Habitat
Starts New Subdivision Thanks in Part to City and County Grants
Neighborhood
will honor Warren Haynes’ commitment to Habitat
This July, Asheville
Area Habitat for Humanity will begin building a cul-de-sac of 25 single-family
Arts & Crafts style homes off Johnston Boulevard in West Asheville. The
neighborhood of Green Built NC-certified homes is expected to be complete by
the end of 2016 and will be referred to as Hudson Hills.
Asheville
Habitat purchased the Johnston Boulevard property in 2009, but only recently received
funding to begin infrastructure work. “Our work is both capital and time
intensive.
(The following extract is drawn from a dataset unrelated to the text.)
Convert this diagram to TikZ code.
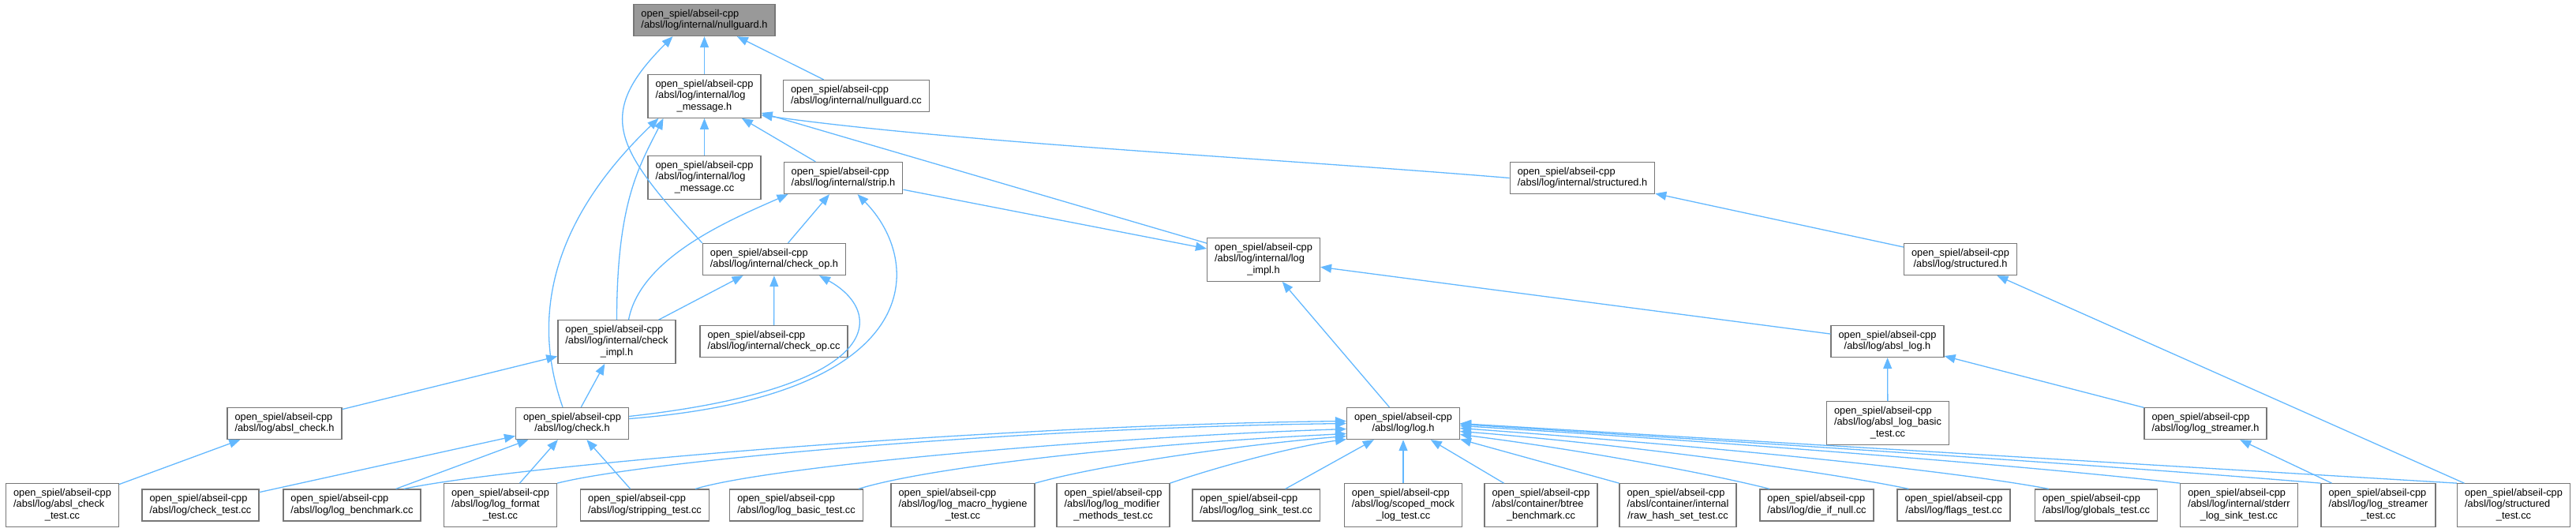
\documentclass[tikz,border=0pt]{standalone}
\usepackage{fontspec}
\setmainfont{Liberation Sans}
\usepackage{tikz}
\usetikzlibrary{arrows.meta}
\definecolor{edgeblue}{HTML}{63B8FF}
\definecolor{boxgray}{HTML}{777777}
\definecolor{curgray}{HTML}{999999}
\newcommand{\lastln}[1]{\multicolumn{1}{@{}c@{}}{#1}}
\newcommand{\incfile}[2][]{\begin{tabular}{@{}l@{}}open\_spiel/abseil-cpp\\#1\lastln{#2}\end{tabular}}

\begin{document}
\begin{tikzpicture}[x=1pt,y=-1pt]
\tikzstyle{every node}=[draw=boxgray,line width=1.3pt,fill=white,inner xsep=9.5pt,inner ysep=5.6pt,font=\fontsize{12.8}{14.4}\selectfont]
\tikzstyle{incl}=[draw=edgeblue,line width=1.3pt,-{Triangle[length=14pt,width=11pt]}]
\useasboundingbox (0,0) rectangle (3264,673);
\node[fill=curgray] (ng) at (892.5,25.5) {\incfile{/absl/log/internal/nullguard.h}};
\node (lmh) at (892.5,122) {\incfile[/absl/log/internal/log\\]{\_message.h}};
\node (ngcc) at (1085,121.5) {\incfile{/absl/log/internal/nullguard.cc}};
\node (lmcc) at (892.5,225) {\incfile[/absl/log/internal/log\\]{\_message.cc}};
\node (strip) at (1068.5,225.5) {\incfile{/absl/log/internal/strip.h}};
\node (istruct) at (2005,225.5) {\incfile{/absl/log/internal/structured.h}};
\node (checkop) at (981,328.5) {\incfile{/absl/log/internal/check\_op.h}};
\node (logimpl) at (1601,329) {\incfile[/absl/log/internal/log\\]{\_impl.h}};
\node (struct) at (2484,328.5) {\incfile{/absl/log/structured.h}};
\node (checkimpl) at (781.5,433) {\incfile[/absl/log/internal/check\\]{\_impl.h}};
\node (checkopcc) at (980.5,432.5) {\incfile{/absl/log/internal/check\_op.cc}};
\node (abslog) at (2391.5,432.5) {\incfile{/absl/log/absl\_log.h}};
\node (abscheck) at (360.5,536.5) {\incfile{/absl/log/absl\_check.h}};
\node (check) at (725,536.5) {\incfile{/absl/log/check.h}};
\node (log) at (1778,536.5) {\incfile{/absl/log/log.h}};
\node (abslogbasic) at (2392,536) {\incfile[/absl/log/absl\_log\_basic\\]{\_test.cc}};
\node (streamer) at (2794.5,536.5) {\incfile{/absl/log/log\_streamer.h}};
\node (abschecktest) at (79,640) {\incfile[/absl/log/absl\_check\\]{\_test.cc}};
\node (checktest) at (254,640) {\incfile{/absl/log/check\_test.cc}};
\node (bench) at (446,640) {\incfile{/absl/log/log\_benchmark.cc}};
\node (format) at (634,640) {\incfile[/absl/log/log\_format\\]{\_test.cc}};
\node (stripping) at (817,640) {\incfile{/absl/log/stripping\_test.cc}};
\node (basic) at (1009,640) {\incfile{/absl/log/log\_basic\_test.cc}};
\node (hygiene) at (1220,640) {\incfile[/absl/log/log\_macro\_hygiene\\]{\_test.cc}};
\node (modifier) at (1410.5,640) {\incfile[/absl/log/log\_modifier\\]{\_methods\_test.cc}};
\node (sink) at (1591.5,640) {\incfile{/absl/log/log\_sink\_test.cc}};
\node (mock) at (1778,640) {\incfile[/absl/log/scoped\_mock\\]{\_log\_test.cc}};
\node (btree) at (1952.5,640) {\incfile[/absl/container/btree\\]{\_benchmark.cc}};
\node (rawhash) at (2126,640) {\incfile[/absl/container/internal\\]{/raw\_hash\_set\_test.cc}};
\node (dieifnull) at (2302,640) {\incfile{/absl/log/die\_if\_null.cc}};
\node (flags) at (2475.5,640) {\incfile{/absl/log/flags\_test.cc}};
\node (globals) at (2656,640) {\incfile{/absl/log/globals\_test.cc}};
\node (stderr) at (2837,640) {\incfile[/absl/log/internal/stderr\\]{\_log\_sink\_test.cc}};
\node (streamertest) at (3013.5,640) {\incfile[/absl/log/log\_streamer\\]{\_test.cc}};
\node (structtest) at (3185,640) {\incfile[/absl/log/structured\\]{\_test.cc}};
\draw[incl] (lmh) -- (ng);
\draw[incl] (ngcc) -- (ng);
\draw[incl] (checkop.north west) .. controls +(-110,-120) and +(-100,100) .. ([xshift=-40pt]ng.south);
\draw[incl] (lmcc) -- (lmh);
\draw[incl] (strip) -- (lmh);
\draw[incl] (istruct.west) .. controls +(-300,-25) and +(250,35) .. ([yshift=4pt]lmh.south east);
\draw[incl] (logimpl) -- (lmh);
\draw[incl] (checkimpl.north) .. controls +(0,-150) and +(-30,60) .. ([xshift=-52pt]lmh.south);
\draw[incl] ([xshift=-12pt]check.north) .. controls +(-48,-136) and +(-115,110) .. ([xshift=-58pt]lmh.south);
\draw[incl] (strip) -- (logimpl);
\draw[incl] ([xshift=15pt]checkimpl.north) .. controls +(15,-80) and +(-70,31) .. ([xshift=-70pt]strip.south);
\draw[incl] (checkop) -- (strip);
\draw[incl] ([yshift=6pt]check.east) .. controls +(382,-30) and +(83,84) .. ([xshift=18pt]strip.south);
\draw[incl] ([yshift=9pt]check.east) .. controls +(332,-37) and +(82,45) .. ([xshift=57pt]checkop.south);
\draw[incl] (checkimpl) -- (checkop);
\draw[incl] (checkopcc) -- (checkop);
\draw[incl] (abscheck) -- (checkimpl);
\draw[incl] (check) -- (checkimpl);
\draw[incl] (abschecktest) -- (abscheck);
\draw[incl] (checktest) -- (check);
\draw[incl] (bench) -- (check);
\draw[incl] (format) -- (check);
\draw[incl] (stripping) -- (check);
\draw[incl] ([xshift=-22pt]bench.north east) .. controls +(136,-29) and +(-450,5) .. ([yshift=3pt]log.west);
\draw[incl] (format.north east) .. controls +(120,-30) and +(-400,5) .. (log.west);
\draw[incl] ([xshift=-18pt]stripping.north east) .. controls +(100,-30) and +(-300,10) .. ([yshift=-7pt]log.west);
\draw[incl] ([xshift=-6pt]basic.north east) .. controls +(94,-29) and +(-250,12) .. ([yshift=-13pt]log.west);
\draw[incl] (hygiene.north east) .. controls +(88,-25) and +(-122,10) .. ([yshift=-16pt]log.west);
\draw[incl] (modifier.north east) .. controls +(66,-23) and +(-60,8) .. ([yshift=-20pt]log.west);
\draw[incl] (sink) -- (log);
\draw[incl] (mock) -- (log);
\draw[incl] (btree) -- (log);
\draw[incl] (rawhash.north west) -- ([yshift=-20pt]log.east);
\draw[incl] ([xshift=13pt]dieifnull.north west) .. controls +(-100,-25) and +(120,15) .. ([yshift=-14pt]log.east);
\draw[incl] ([xshift=15pt]flags.north west) .. controls +(-120,-25) and +(180,14) .. ([yshift=-10pt]log.east);
\draw[incl] ([xshift=18pt]globals.north west) .. controls +(-150,-28) and +(250,18) .. ([yshift=-6pt]log.east);
\draw[incl] (stderr.north west) .. controls +(-200,-23) and +(300,18) .. ([yshift=-3pt]log.east);
\draw[incl] (streamertest.north west) .. controls +(-300,-25) and +(350,22) .. ([yshift=-1pt]log.east);
\draw[incl] (structtest.north west) -- (log.east);
\draw[incl] (log) -- (logimpl);
\draw[incl] (abslog) -- (logimpl);
\draw[incl] (abslogbasic) -- (abslog);
\draw[incl] (streamer) -- (abslog);
\draw[incl] (streamertest) -- (streamer);
\draw[incl] (struct) -- (istruct);
\draw[incl] (structtest) -- (struct);
\end{tikzpicture}
\end{document}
We always need to be looking for land at least 3-5 years in advance to
ensure we have available building lots for future Habitat homes,” said Lew
Kraus, Executive Director.
Thanks
to grants and loans from the Asheville Regional Housing Consortium, through the
Home Investment Partnerships Program funded by Housing and Urban Development
(HUD), and the Buncombe County Affordable Housing Services Program, Habitat was
able to recently complete the infrastructure work, including grading, extending
water and sewer lines, paving the street and installing sidewalks. Habitat
volunteer crews will begin working on the site on July 7th.
The
subdivision name – Hudson Hills - was selected by Warren Haynes and his wife
Stefani Scamardo in honor of their son, Hudson. Habitat offered Haynes and
Scamardo the naming rights to recognize their long-standing commitment to
Habitat through Warren Haynes Presents:
The Annual Christmas Jam. The street – Soulshine Court - was also named in their
honor. About the name, Haynes remarked, “Soulshine
is a song that resonates with many people and it's particularly meaningful to
me because it was inspired by my father. He worked hard as a single dad to
raise me and my brothers in Asheville, so it’s fitting that a street named
Soulshine Court will be in my hometown and that it will be a place that 25
families will call home.”
In
addition to this new subdivision, work continues on a 17-house subdivision in
Swannanoa and a recently started home on Jeffress Avenue in Shiloh, stretching
Habitat’s building program across three quadrants of the county simultaneously.